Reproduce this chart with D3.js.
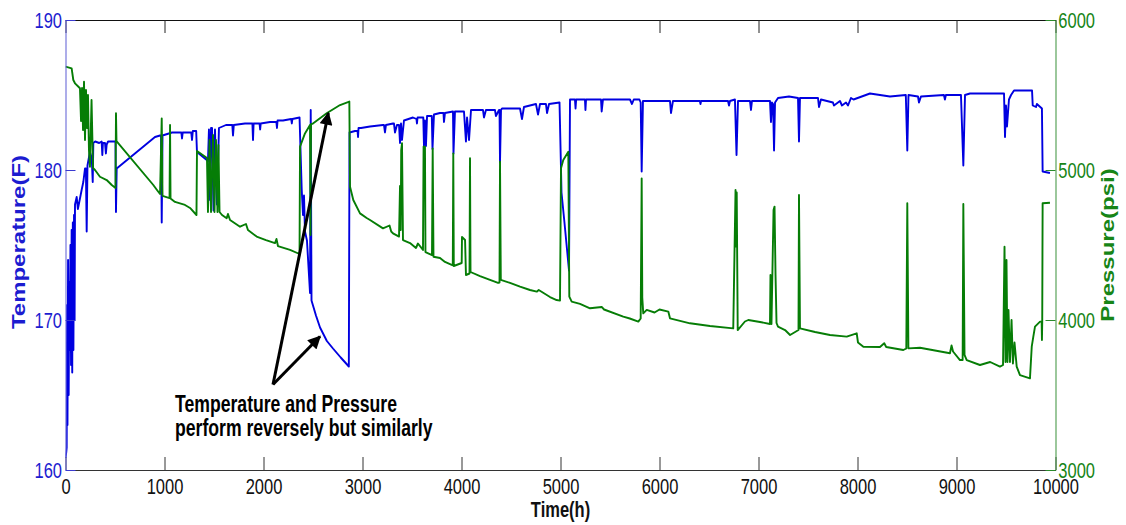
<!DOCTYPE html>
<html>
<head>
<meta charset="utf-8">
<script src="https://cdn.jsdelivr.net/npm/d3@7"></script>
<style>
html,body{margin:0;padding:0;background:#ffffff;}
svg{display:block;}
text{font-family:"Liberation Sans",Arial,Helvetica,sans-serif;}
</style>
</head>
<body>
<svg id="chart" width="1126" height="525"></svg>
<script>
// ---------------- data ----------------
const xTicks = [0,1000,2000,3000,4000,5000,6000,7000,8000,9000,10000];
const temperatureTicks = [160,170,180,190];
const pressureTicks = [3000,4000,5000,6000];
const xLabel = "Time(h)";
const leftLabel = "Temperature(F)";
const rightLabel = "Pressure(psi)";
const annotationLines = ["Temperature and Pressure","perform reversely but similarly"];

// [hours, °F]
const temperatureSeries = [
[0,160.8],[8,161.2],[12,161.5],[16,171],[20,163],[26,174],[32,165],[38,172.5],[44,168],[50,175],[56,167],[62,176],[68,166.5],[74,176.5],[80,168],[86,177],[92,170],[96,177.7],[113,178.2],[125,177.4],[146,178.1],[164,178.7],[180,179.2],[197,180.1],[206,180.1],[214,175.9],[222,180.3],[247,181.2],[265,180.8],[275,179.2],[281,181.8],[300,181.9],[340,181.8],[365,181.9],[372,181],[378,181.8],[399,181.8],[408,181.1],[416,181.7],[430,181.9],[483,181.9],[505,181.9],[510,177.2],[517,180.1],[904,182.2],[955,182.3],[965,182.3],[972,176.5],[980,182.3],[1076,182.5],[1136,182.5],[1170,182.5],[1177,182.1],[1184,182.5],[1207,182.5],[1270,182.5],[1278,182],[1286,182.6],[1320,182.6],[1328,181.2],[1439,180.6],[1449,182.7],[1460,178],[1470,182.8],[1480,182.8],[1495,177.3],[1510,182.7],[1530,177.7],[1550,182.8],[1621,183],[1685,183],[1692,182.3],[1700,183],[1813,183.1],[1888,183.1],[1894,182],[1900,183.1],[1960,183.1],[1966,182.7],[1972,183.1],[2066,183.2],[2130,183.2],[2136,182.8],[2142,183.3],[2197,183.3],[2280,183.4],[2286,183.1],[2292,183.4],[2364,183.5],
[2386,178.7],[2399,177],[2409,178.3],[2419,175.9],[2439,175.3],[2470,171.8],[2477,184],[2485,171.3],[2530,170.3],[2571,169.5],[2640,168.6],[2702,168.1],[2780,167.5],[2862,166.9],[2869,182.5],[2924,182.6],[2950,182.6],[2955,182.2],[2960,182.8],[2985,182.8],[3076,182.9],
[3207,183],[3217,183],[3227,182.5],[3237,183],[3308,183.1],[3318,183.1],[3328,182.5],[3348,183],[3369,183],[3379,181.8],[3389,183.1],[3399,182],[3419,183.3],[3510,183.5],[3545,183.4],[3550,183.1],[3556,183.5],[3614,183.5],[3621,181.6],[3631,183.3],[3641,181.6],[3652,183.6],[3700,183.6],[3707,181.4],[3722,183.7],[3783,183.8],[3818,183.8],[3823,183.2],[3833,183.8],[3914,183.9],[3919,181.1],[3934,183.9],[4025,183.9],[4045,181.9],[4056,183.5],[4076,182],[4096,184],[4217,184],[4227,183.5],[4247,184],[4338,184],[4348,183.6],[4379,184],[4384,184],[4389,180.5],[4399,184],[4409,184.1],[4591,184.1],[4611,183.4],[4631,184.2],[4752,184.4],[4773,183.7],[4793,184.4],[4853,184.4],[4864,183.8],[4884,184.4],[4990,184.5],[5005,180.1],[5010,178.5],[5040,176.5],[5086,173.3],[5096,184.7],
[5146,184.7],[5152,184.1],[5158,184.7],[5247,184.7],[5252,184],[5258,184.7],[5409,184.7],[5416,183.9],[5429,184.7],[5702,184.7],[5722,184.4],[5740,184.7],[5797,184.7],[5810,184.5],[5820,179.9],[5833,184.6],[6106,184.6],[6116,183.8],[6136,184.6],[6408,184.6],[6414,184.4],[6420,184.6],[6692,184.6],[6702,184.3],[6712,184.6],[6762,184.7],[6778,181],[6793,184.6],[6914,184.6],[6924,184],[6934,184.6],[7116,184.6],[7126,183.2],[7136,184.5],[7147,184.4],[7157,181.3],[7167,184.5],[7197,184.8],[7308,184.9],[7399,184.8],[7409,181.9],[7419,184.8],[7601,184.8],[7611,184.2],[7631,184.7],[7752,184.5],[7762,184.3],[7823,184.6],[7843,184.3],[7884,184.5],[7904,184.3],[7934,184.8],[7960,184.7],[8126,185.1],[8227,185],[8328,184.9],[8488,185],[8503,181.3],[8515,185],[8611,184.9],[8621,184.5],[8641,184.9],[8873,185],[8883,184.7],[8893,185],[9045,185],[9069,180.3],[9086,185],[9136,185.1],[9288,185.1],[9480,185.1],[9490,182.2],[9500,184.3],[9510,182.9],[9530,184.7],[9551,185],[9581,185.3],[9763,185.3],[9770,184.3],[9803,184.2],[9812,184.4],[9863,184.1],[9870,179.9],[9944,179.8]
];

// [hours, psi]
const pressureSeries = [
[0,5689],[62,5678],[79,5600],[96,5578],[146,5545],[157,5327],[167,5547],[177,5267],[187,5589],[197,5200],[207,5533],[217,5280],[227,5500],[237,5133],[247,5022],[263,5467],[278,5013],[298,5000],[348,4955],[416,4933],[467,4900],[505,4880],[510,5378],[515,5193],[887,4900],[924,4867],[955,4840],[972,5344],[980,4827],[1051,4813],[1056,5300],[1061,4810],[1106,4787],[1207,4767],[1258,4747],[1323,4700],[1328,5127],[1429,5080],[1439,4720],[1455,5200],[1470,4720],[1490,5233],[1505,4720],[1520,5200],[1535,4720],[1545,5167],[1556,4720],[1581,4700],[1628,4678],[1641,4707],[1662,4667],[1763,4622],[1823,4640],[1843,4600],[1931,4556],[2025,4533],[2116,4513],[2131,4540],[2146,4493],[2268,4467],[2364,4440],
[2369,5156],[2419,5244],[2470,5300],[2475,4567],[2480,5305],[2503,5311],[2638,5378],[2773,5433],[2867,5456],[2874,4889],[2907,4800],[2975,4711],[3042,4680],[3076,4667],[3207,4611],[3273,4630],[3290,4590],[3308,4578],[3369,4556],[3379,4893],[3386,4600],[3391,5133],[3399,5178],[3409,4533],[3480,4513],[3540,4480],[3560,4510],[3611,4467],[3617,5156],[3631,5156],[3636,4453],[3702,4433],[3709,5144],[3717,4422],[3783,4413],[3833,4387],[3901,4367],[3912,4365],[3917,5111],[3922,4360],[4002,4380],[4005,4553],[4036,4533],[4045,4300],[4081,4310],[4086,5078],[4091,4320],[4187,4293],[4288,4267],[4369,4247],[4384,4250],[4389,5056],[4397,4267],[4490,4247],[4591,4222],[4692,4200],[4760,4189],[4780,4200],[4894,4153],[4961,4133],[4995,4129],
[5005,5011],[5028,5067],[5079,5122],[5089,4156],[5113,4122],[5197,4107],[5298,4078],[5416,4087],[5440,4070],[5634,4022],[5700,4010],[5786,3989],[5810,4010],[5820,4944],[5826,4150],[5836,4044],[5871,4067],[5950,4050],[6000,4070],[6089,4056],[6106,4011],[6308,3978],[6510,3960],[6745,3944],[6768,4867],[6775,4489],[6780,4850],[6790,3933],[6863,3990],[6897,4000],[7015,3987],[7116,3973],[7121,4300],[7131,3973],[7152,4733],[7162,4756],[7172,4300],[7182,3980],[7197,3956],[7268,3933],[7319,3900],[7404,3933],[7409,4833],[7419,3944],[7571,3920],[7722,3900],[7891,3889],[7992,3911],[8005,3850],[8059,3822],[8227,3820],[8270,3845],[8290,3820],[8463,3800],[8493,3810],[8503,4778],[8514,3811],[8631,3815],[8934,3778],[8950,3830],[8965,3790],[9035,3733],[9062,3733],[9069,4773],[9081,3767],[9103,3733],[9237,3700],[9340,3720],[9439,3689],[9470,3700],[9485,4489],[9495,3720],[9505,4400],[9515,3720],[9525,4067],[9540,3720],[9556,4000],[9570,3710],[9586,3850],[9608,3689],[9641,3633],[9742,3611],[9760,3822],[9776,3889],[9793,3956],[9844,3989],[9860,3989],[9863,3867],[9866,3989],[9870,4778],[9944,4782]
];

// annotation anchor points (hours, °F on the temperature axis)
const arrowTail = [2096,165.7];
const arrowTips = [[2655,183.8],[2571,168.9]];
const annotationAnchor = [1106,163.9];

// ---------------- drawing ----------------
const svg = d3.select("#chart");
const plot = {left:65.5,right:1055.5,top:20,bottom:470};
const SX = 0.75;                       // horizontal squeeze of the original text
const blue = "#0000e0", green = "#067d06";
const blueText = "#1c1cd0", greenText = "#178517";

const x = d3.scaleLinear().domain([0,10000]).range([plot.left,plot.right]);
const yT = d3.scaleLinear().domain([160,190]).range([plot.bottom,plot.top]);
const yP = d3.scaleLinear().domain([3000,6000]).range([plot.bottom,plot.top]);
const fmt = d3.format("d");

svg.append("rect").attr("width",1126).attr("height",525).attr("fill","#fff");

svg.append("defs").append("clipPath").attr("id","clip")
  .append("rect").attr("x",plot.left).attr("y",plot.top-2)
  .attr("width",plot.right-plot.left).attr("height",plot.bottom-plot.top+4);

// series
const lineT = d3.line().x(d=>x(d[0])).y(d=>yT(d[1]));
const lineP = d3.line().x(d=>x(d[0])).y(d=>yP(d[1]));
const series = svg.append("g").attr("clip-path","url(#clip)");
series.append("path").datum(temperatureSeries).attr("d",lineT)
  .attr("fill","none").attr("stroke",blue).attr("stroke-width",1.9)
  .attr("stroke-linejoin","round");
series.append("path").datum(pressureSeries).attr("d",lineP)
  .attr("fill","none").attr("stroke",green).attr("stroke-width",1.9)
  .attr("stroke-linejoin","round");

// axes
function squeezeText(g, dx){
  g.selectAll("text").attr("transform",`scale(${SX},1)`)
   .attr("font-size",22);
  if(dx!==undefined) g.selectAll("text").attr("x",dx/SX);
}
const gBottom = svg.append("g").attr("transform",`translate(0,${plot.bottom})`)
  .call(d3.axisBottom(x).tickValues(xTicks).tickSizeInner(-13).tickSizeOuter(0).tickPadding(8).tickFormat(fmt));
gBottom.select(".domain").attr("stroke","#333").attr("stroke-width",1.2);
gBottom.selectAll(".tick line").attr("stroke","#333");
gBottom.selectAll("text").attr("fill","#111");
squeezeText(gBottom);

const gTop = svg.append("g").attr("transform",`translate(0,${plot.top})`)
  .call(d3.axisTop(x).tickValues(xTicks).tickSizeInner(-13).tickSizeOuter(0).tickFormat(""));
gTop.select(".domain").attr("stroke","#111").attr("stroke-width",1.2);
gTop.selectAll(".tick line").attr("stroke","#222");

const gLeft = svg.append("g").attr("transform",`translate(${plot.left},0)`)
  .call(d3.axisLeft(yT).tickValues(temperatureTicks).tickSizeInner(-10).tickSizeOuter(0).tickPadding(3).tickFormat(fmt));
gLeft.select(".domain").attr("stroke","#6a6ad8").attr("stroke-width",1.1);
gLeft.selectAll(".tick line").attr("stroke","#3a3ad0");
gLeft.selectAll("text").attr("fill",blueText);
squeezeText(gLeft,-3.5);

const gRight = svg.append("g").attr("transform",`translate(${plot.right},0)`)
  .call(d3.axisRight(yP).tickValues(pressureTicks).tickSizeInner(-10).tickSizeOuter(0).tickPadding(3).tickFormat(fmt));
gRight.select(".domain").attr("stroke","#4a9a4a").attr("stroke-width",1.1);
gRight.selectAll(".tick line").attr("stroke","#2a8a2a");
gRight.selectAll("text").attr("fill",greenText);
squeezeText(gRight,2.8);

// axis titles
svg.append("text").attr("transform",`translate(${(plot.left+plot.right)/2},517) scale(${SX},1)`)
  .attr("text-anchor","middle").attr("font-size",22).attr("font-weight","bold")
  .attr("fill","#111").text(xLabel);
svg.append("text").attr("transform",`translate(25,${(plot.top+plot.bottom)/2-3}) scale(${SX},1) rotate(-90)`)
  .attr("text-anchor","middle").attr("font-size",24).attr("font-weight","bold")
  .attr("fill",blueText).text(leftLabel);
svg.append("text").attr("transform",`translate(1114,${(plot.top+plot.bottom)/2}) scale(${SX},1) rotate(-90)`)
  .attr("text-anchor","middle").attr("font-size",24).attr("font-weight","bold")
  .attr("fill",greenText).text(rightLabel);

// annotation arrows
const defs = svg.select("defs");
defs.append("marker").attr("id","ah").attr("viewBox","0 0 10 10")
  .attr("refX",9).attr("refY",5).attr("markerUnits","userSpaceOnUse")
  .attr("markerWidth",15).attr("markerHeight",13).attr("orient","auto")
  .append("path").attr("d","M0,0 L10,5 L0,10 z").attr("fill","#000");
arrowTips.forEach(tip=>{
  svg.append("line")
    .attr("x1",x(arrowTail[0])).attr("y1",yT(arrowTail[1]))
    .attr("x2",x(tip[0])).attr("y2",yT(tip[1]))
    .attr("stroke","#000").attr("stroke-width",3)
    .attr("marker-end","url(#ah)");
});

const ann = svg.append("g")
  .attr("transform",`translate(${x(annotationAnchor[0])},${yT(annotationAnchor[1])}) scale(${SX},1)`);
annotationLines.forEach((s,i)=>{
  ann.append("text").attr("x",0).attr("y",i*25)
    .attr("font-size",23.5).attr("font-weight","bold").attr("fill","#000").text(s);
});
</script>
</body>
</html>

• • • • • • •

- [PROBLEM REQUIREMENTS] Note every line above where the string "chart" shows up, and copy those lines.

- [RESULT OF THIS TASK]
Reproduce this chart with D3.js.
<svg id="chart" width="1126" height="525"></svg>
const svg = d3.select("#chart");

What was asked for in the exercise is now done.